··· Data lines

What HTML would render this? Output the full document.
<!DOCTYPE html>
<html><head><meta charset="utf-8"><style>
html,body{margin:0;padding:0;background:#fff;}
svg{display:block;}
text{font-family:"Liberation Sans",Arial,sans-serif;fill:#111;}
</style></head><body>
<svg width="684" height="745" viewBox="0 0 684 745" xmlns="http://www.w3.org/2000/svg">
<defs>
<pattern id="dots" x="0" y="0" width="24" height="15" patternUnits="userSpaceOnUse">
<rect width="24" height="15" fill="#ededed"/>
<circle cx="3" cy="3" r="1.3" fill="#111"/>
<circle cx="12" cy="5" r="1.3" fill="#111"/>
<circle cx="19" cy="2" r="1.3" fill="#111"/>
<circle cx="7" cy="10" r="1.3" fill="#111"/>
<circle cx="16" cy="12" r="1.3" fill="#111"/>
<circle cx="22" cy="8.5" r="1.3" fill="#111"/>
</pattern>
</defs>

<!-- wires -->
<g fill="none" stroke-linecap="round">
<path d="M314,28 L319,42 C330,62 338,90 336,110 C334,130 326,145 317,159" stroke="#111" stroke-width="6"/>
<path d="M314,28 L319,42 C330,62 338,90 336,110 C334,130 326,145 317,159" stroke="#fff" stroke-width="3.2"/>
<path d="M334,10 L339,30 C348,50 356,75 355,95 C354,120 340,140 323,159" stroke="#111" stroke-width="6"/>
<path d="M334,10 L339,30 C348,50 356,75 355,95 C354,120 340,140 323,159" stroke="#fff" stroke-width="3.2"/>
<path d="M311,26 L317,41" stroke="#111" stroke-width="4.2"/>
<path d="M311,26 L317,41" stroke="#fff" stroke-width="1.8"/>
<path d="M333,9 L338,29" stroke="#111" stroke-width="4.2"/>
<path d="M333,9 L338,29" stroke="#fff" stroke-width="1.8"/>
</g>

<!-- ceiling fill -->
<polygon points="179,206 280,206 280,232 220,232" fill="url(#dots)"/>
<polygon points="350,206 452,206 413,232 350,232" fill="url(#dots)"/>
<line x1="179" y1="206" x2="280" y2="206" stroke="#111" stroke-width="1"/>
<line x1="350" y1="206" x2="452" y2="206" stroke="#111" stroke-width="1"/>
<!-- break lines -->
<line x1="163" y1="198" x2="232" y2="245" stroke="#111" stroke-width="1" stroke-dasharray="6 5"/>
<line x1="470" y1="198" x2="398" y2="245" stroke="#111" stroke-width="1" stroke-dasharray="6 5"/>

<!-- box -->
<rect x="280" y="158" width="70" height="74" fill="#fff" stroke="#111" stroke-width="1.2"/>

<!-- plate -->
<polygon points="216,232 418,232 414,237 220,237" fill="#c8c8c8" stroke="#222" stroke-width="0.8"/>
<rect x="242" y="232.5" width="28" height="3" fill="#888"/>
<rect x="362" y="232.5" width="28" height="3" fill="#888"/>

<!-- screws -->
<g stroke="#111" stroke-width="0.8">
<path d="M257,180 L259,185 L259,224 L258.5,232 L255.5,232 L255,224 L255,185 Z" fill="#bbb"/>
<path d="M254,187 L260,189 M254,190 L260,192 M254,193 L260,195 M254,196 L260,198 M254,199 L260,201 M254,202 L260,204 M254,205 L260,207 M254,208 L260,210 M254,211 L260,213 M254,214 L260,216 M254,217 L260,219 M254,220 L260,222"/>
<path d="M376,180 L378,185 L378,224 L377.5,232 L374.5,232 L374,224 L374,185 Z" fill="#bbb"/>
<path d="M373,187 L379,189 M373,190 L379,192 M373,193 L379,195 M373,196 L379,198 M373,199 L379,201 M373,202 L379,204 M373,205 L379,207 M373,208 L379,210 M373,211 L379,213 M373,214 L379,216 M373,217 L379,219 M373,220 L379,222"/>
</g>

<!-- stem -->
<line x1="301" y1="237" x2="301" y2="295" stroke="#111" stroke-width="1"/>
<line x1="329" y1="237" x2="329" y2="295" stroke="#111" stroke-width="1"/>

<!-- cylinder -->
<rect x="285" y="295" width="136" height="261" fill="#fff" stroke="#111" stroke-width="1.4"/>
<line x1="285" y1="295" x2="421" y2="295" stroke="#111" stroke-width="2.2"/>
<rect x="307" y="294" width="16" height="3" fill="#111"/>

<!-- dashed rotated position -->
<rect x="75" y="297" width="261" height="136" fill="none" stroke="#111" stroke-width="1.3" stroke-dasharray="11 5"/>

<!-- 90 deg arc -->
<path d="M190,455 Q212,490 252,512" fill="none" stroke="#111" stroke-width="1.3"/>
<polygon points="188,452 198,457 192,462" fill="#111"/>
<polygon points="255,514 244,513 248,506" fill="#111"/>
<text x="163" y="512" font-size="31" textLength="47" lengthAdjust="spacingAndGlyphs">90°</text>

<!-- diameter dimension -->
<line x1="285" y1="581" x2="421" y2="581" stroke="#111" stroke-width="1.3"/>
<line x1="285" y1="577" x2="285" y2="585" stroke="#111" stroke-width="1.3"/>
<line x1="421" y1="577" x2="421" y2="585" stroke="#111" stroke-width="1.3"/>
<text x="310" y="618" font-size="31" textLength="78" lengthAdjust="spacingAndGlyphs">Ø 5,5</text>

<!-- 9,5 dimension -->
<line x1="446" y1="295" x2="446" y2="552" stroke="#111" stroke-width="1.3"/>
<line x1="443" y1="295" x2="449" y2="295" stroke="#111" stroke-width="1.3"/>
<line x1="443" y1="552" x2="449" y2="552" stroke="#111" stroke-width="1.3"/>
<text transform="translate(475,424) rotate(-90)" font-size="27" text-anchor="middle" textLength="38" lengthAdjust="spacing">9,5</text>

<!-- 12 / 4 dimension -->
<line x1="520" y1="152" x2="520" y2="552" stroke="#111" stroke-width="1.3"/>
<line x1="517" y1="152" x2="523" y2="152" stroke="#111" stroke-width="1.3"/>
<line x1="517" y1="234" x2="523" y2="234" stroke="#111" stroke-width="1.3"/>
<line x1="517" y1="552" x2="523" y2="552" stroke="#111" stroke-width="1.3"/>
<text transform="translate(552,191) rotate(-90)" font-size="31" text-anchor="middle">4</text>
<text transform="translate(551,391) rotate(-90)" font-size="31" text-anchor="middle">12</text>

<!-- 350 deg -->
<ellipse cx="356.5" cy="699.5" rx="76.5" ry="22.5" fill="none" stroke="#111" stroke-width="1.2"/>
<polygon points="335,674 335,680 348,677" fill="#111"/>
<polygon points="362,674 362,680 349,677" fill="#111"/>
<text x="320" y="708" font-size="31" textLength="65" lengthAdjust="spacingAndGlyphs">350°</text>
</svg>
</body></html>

······

§ **Your instructions**: Output the full listing without altering anything.

§ **Answer to the exercise**:
What HTML would render this? Output the full document.
<!DOCTYPE html>
<html><head><meta charset="utf-8"><style>
html,body{margin:0;padding:0;background:#fff;}
svg{display:block;}
text{font-family:"Liberation Sans",Arial,sans-serif;fill:#111;}
</style></head><body>
<svg width="684" height="745" viewBox="0 0 684 745" xmlns="http://www.w3.org/2000/svg">
<defs>
<pattern id="dots" x="0" y="0" width="24" height="15" patternUnits="userSpaceOnUse">
<rect width="24" height="15" fill="#ededed"/>
<circle cx="3" cy="3" r="1.3" fill="#111"/>
<circle cx="12" cy="5" r="1.3" fill="#111"/>
<circle cx="19" cy="2" r="1.3" fill="#111"/>
<circle cx="7" cy="10" r="1.3" fill="#111"/>
<circle cx="16" cy="12" r="1.3" fill="#111"/>
<circle cx="22" cy="8.5" r="1.3" fill="#111"/>
</pattern>
</defs>

<!-- wires -->
<g fill="none" stroke-linecap="round">
<path d="M314,28 L319,42 C330,62 338,90 336,110 C334,130 326,145 317,159" stroke="#111" stroke-width="6"/>
<path d="M314,28 L319,42 C330,62 338,90 336,110 C334,130 326,145 317,159" stroke="#fff" stroke-width="3.2"/>
<path d="M334,10 L339,30 C348,50 356,75 355,95 C354,120 340,140 323,159" stroke="#111" stroke-width="6"/>
<path d="M334,10 L339,30 C348,50 356,75 355,95 C354,120 340,140 323,159" stroke="#fff" stroke-width="3.2"/>
<path d="M311,26 L317,41" stroke="#111" stroke-width="4.2"/>
<path d="M311,26 L317,41" stroke="#fff" stroke-width="1.8"/>
<path d="M333,9 L338,29" stroke="#111" stroke-width="4.2"/>
<path d="M333,9 L338,29" stroke="#fff" stroke-width="1.8"/>
</g>

<!-- ceiling fill -->
<polygon points="179,206 280,206 280,232 220,232" fill="url(#dots)"/>
<polygon points="350,206 452,206 413,232 350,232" fill="url(#dots)"/>
<line x1="179" y1="206" x2="280" y2="206" stroke="#111" stroke-width="1"/>
<line x1="350" y1="206" x2="452" y2="206" stroke="#111" stroke-width="1"/>
<!-- break lines -->
<line x1="163" y1="198" x2="232" y2="245" stroke="#111" stroke-width="1" stroke-dasharray="6 5"/>
<line x1="470" y1="198" x2="398" y2="245" stroke="#111" stroke-width="1" stroke-dasharray="6 5"/>

<!-- box -->
<rect x="280" y="158" width="70" height="74" fill="#fff" stroke="#111" stroke-width="1.2"/>

<!-- plate -->
<polygon points="216,232 418,232 414,237 220,237" fill="#c8c8c8" stroke="#222" stroke-width="0.8"/>
<rect x="242" y="232.5" width="28" height="3" fill="#888"/>
<rect x="362" y="232.5" width="28" height="3" fill="#888"/>

<!-- screws -->
<g stroke="#111" stroke-width="0.8">
<path d="M257,180 L259,185 L259,224 L258.5,232 L255.5,232 L255,224 L255,185 Z" fill="#bbb"/>
<path d="M254,187 L260,189 M254,190 L260,192 M254,193 L260,195 M254,196 L260,198 M254,199 L260,201 M254,202 L260,204 M254,205 L260,207 M254,208 L260,210 M254,211 L260,213 M254,214 L260,216 M254,217 L260,219 M254,220 L260,222"/>
<path d="M376,180 L378,185 L378,224 L377.5,232 L374.5,232 L374,224 L374,185 Z" fill="#bbb"/>
<path d="M373,187 L379,189 M373,190 L379,192 M373,193 L379,195 M373,196 L379,198 M373,199 L379,201 M373,202 L379,204 M373,205 L379,207 M373,208 L379,210 M373,211 L379,213 M373,214 L379,216 M373,217 L379,219 M373,220 L379,222"/>
</g>

<!-- stem -->
<line x1="301" y1="237" x2="301" y2="295" stroke="#111" stroke-width="1"/>
<line x1="329" y1="237" x2="329" y2="295" stroke="#111" stroke-width="1"/>

<!-- cylinder -->
<rect x="285" y="295" width="136" height="261" fill="#fff" stroke="#111" stroke-width="1.4"/>
<line x1="285" y1="295" x2="421" y2="295" stroke="#111" stroke-width="2.2"/>
<rect x="307" y="294" width="16" height="3" fill="#111"/>

<!-- dashed rotated position -->
<rect x="75" y="297" width="261" height="136" fill="none" stroke="#111" stroke-width="1.3" stroke-dasharray="11 5"/>

<!-- 90 deg arc -->
<path d="M190,455 Q212,490 252,512" fill="none" stroke="#111" stroke-width="1.3"/>
<polygon points="188,452 198,457 192,462" fill="#111"/>
<polygon points="255,514 244,513 248,506" fill="#111"/>
<text x="163" y="512" font-size="31" textLength="47" lengthAdjust="spacingAndGlyphs">90°</text>

<!-- diameter dimension -->
<line x1="285" y1="581" x2="421" y2="581" stroke="#111" stroke-width="1.3"/>
<line x1="285" y1="577" x2="285" y2="585" stroke="#111" stroke-width="1.3"/>
<line x1="421" y1="577" x2="421" y2="585" stroke="#111" stroke-width="1.3"/>
<text x="310" y="618" font-size="31" textLength="78" lengthAdjust="spacingAndGlyphs">Ø 5,5</text>

<!-- 9,5 dimension -->
<line x1="446" y1="295" x2="446" y2="552" stroke="#111" stroke-width="1.3"/>
<line x1="443" y1="295" x2="449" y2="295" stroke="#111" stroke-width="1.3"/>
<line x1="443" y1="552" x2="449" y2="552" stroke="#111" stroke-width="1.3"/>
<text transform="translate(475,424) rotate(-90)" font-size="27" text-anchor="middle" textLength="38" lengthAdjust="spacing">9,5</text>

<!-- 12 / 4 dimension -->
<line x1="520" y1="152" x2="520" y2="552" stroke="#111" stroke-width="1.3"/>
<line x1="517" y1="152" x2="523" y2="152" stroke="#111" stroke-width="1.3"/>
<line x1="517" y1="234" x2="523" y2="234" stroke="#111" stroke-width="1.3"/>
<line x1="517" y1="552" x2="523" y2="552" stroke="#111" stroke-width="1.3"/>
<text transform="translate(552,191) rotate(-90)" font-size="31" text-anchor="middle">4</text>
<text transform="translate(551,391) rotate(-90)" font-size="31" text-anchor="middle">12</text>

<!-- 350 deg -->
<ellipse cx="356.5" cy="699.5" rx="76.5" ry="22.5" fill="none" stroke="#111" stroke-width="1.2"/>
<polygon points="335,674 335,680 348,677" fill="#111"/>
<polygon points="362,674 362,680 349,677" fill="#111"/>
<text x="320" y="708" font-size="31" textLength="65" lengthAdjust="spacingAndGlyphs">350°</text>
</svg>
</body></html>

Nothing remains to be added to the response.